Task to complete -
Everything from the first line of the records to the line containing "ax = fig.add_axes([100.5", inclusive, is to be extracted exactly, and nothing more.

>> Begin Material to process

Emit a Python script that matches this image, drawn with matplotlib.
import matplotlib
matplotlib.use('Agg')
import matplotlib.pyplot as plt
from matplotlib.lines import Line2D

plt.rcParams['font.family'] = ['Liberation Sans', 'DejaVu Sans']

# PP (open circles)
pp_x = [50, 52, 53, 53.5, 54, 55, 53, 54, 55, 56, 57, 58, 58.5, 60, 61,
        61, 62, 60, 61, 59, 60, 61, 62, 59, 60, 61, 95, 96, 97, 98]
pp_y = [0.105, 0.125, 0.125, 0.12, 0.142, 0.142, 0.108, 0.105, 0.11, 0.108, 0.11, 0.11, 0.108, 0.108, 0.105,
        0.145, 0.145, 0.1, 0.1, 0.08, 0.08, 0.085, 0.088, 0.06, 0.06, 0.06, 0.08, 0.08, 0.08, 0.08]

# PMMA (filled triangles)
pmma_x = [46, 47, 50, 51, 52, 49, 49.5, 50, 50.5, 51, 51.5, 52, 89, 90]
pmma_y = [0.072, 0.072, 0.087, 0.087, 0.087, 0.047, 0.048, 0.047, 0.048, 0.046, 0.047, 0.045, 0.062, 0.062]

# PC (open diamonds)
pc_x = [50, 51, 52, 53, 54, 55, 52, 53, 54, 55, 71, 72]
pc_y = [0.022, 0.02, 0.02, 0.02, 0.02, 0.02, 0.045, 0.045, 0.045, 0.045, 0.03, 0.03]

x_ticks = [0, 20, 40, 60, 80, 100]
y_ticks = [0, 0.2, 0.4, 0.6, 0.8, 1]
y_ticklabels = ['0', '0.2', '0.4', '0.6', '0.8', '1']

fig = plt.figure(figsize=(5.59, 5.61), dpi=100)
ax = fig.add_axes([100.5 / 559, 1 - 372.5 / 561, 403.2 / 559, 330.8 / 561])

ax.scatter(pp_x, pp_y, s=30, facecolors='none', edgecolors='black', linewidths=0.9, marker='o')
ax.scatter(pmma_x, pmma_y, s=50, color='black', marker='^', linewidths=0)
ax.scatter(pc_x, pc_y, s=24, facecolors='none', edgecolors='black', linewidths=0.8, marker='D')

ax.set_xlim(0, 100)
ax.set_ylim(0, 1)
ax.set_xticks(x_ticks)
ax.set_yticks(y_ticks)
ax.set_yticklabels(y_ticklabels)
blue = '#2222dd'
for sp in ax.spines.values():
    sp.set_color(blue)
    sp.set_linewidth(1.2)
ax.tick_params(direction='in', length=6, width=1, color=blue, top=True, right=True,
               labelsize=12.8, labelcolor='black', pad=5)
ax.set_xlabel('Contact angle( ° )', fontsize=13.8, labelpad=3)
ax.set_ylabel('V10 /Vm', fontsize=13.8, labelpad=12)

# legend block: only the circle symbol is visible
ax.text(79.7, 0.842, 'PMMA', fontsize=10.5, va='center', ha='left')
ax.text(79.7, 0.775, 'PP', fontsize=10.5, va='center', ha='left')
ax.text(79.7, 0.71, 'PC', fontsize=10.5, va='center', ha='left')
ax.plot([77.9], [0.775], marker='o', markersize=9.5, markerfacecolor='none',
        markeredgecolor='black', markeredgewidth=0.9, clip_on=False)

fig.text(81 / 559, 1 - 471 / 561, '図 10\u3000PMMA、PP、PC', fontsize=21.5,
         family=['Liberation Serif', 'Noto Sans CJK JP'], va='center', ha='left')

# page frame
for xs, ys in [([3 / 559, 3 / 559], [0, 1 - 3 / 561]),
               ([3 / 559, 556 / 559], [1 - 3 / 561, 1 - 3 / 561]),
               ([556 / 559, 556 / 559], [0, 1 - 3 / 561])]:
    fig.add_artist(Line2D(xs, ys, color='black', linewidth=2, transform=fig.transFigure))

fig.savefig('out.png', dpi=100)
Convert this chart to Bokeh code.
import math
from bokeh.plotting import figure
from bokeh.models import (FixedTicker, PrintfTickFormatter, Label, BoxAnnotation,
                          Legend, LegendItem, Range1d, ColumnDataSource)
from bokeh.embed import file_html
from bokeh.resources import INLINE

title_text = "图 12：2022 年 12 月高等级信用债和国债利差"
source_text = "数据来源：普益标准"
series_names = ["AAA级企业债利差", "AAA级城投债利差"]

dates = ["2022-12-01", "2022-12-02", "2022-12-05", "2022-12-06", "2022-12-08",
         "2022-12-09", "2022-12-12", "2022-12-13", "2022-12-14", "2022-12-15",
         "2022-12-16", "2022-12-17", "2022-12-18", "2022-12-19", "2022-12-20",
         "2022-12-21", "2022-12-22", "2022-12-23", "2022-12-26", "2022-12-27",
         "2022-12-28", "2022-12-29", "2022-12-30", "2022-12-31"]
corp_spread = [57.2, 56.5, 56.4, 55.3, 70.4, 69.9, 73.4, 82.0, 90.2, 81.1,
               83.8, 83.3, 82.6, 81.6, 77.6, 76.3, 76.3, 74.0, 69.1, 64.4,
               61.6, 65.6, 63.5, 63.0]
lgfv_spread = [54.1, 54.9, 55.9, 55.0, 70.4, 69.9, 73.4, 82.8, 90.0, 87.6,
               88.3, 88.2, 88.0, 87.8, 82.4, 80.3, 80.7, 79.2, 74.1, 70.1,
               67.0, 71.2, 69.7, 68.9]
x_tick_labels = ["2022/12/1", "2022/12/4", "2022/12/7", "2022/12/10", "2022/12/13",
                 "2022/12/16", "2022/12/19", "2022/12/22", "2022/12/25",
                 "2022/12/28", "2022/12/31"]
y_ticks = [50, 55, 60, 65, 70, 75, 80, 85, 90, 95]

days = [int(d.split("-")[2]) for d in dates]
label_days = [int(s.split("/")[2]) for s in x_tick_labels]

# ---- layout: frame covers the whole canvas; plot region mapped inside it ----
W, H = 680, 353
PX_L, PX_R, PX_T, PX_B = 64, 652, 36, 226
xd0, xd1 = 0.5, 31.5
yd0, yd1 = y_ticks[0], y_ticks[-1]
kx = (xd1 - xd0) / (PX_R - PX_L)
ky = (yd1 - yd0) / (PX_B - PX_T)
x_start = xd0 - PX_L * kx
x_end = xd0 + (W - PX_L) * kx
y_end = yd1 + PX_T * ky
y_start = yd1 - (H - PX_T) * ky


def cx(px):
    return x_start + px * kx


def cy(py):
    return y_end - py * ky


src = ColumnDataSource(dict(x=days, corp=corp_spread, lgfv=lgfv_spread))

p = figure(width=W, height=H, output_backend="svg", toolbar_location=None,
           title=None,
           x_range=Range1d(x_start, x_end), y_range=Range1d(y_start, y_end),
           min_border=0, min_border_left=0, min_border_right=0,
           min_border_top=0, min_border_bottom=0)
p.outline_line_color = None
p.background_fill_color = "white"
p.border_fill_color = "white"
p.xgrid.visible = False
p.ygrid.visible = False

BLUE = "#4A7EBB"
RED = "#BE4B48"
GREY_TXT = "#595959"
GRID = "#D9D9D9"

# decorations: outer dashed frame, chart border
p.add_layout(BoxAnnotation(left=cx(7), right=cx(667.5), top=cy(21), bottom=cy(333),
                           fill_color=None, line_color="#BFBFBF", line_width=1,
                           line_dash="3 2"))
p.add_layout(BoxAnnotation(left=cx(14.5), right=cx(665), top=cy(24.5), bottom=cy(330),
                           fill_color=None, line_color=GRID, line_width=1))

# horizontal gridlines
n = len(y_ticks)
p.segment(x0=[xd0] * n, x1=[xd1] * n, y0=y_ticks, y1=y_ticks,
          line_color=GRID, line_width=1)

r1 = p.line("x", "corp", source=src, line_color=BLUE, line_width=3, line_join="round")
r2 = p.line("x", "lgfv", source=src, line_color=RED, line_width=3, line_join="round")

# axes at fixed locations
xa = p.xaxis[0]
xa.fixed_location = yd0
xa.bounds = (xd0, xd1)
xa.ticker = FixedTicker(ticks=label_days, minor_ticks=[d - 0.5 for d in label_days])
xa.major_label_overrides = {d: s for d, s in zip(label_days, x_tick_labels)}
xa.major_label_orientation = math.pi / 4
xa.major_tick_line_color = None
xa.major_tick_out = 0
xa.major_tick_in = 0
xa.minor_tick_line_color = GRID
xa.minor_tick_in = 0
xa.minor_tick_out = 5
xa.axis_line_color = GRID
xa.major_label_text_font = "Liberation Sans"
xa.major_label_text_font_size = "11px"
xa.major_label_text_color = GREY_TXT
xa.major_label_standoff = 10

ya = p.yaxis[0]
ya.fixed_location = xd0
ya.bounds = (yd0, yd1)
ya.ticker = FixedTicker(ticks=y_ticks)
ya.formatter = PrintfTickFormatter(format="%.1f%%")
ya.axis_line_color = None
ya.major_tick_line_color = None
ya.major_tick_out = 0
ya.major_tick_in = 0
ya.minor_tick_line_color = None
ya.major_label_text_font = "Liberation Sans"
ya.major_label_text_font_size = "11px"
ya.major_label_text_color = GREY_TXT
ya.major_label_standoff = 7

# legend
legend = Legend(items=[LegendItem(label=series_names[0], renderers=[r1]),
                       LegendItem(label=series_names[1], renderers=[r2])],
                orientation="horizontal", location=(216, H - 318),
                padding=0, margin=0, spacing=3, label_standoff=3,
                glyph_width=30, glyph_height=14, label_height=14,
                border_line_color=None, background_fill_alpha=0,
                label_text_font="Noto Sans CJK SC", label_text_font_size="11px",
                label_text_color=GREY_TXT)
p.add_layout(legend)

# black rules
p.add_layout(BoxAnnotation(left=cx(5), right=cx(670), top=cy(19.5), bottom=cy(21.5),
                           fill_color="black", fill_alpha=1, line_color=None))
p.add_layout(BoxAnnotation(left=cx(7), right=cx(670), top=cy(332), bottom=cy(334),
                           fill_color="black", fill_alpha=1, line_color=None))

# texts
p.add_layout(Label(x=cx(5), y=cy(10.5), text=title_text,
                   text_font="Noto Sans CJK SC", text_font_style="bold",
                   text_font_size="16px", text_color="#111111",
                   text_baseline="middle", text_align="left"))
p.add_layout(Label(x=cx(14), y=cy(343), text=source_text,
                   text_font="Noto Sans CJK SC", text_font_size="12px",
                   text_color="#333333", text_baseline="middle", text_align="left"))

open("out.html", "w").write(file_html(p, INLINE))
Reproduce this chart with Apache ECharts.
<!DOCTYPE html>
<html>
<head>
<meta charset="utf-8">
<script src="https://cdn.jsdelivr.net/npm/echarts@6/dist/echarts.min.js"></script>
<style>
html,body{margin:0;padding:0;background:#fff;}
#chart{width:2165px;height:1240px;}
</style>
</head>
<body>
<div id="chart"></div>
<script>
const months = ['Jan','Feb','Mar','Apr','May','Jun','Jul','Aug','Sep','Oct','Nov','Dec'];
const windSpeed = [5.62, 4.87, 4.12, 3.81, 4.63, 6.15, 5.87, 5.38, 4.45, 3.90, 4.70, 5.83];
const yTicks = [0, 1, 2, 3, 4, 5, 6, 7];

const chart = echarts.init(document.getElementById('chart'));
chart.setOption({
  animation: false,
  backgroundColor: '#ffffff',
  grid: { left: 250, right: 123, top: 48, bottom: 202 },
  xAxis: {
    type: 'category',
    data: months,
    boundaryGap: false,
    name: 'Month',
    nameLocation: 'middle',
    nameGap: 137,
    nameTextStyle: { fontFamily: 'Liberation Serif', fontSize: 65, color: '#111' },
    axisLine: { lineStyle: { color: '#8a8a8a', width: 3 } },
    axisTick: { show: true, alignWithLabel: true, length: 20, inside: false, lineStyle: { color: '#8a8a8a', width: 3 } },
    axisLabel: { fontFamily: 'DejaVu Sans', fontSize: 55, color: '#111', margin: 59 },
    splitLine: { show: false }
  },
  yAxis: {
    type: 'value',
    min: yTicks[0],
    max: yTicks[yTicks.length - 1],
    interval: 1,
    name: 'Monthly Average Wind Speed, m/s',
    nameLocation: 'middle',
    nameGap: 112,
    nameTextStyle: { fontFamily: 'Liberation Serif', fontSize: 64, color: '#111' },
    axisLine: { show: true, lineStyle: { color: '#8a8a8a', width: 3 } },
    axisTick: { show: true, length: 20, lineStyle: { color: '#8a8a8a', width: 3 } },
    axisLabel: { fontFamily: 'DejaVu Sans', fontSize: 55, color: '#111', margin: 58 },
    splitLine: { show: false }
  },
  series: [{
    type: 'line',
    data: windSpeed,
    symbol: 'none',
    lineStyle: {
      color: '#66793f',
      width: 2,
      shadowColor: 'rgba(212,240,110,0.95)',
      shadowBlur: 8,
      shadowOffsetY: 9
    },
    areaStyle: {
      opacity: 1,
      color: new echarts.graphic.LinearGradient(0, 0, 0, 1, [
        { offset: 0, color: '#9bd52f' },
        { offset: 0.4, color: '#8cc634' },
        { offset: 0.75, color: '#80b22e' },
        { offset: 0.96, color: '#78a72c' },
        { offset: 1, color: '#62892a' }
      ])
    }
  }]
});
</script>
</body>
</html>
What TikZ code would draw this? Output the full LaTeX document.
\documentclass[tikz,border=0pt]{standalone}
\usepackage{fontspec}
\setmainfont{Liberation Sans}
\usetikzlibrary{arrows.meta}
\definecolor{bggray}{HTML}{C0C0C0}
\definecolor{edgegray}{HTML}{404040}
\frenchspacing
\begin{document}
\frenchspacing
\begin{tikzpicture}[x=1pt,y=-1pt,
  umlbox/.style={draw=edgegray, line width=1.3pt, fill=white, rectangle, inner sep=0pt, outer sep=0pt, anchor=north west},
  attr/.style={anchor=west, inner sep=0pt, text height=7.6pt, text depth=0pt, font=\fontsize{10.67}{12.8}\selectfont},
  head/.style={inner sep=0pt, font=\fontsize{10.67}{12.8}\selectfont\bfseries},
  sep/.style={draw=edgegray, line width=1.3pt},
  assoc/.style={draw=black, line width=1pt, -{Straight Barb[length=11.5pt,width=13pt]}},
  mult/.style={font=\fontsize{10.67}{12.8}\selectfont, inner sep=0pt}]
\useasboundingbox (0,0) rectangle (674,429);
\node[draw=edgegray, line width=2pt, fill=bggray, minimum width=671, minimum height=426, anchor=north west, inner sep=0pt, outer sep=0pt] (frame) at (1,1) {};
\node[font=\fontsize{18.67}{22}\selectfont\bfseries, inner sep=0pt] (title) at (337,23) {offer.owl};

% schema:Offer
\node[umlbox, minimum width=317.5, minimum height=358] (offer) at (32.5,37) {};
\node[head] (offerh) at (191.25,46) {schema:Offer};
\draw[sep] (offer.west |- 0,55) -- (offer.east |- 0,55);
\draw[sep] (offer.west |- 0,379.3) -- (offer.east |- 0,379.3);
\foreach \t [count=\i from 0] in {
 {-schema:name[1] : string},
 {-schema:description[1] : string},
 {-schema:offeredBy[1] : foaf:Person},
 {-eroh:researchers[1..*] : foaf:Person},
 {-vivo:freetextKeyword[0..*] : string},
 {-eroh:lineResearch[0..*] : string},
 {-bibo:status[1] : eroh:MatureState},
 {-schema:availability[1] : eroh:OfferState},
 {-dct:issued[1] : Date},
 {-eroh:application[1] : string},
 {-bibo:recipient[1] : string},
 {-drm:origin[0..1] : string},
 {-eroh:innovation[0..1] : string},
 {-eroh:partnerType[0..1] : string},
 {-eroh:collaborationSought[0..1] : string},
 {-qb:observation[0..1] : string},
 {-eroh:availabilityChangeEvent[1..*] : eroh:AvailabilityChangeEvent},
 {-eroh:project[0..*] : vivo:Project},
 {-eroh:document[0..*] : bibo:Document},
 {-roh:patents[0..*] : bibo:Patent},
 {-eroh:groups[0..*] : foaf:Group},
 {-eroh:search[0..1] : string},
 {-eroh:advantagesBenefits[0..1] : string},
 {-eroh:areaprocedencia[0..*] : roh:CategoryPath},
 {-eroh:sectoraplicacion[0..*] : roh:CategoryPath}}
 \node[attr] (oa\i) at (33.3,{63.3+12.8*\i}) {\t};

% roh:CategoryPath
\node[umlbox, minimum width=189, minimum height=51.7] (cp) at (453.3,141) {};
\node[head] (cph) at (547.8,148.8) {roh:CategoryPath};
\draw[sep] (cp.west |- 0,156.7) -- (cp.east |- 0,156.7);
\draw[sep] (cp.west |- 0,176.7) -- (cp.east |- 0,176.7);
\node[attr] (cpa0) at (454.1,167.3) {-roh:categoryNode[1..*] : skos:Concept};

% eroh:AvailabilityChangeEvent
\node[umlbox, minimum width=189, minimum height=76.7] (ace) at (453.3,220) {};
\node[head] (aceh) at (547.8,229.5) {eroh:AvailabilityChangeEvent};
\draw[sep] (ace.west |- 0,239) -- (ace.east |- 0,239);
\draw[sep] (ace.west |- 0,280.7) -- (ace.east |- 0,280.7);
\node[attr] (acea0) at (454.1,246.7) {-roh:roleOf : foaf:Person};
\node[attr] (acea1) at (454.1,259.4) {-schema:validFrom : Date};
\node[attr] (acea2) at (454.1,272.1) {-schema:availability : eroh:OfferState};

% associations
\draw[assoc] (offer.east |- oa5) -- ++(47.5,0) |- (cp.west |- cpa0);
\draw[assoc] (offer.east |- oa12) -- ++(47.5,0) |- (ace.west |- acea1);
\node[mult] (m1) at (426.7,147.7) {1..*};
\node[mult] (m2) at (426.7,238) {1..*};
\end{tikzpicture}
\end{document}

>> End Material to process

Task output -
Emit a Python script that matches this image, drawn with matplotlib.
import matplotlib
matplotlib.use('Agg')
import matplotlib.pyplot as plt
from matplotlib.lines import Line2D

plt.rcParams['font.family'] = ['Liberation Sans', 'DejaVu Sans']

# PP (open circles)
pp_x = [50, 52, 53, 53.5, 54, 55, 53, 54, 55, 56, 57, 58, 58.5, 60, 61,
        61, 62, 60, 61, 59, 60, 61, 62, 59, 60, 61, 95, 96, 97, 98]
pp_y = [0.105, 0.125, 0.125, 0.12, 0.142, 0.142, 0.108, 0.105, 0.11, 0.108, 0.11, 0.11, 0.108, 0.108, 0.105,
        0.145, 0.145, 0.1, 0.1, 0.08, 0.08, 0.085, 0.088, 0.06, 0.06, 0.06, 0.08, 0.08, 0.08, 0.08]

# PMMA (filled triangles)
pmma_x = [46, 47, 50, 51, 52, 49, 49.5, 50, 50.5, 51, 51.5, 52, 89, 90]
pmma_y = [0.072, 0.072, 0.087, 0.087, 0.087, 0.047, 0.048, 0.047, 0.048, 0.046, 0.047, 0.045, 0.062, 0.062]

# PC (open diamonds)
pc_x = [50, 51, 52, 53, 54, 55, 52, 53, 54, 55, 71, 72]
pc_y = [0.022, 0.02, 0.02, 0.02, 0.02, 0.02, 0.045, 0.045, 0.045, 0.045, 0.03, 0.03]

x_ticks = [0, 20, 40, 60, 80, 100]
y_ticks = [0, 0.2, 0.4, 0.6, 0.8, 1]
y_ticklabels = ['0', '0.2', '0.4', '0.6', '0.8', '1']

fig = plt.figure(figsize=(5.59, 5.61), dpi=100)
ax = fig.add_axes([100.5 / 559, 1 - 372.5 / 561, 403.2 / 559, 330.8 / 561])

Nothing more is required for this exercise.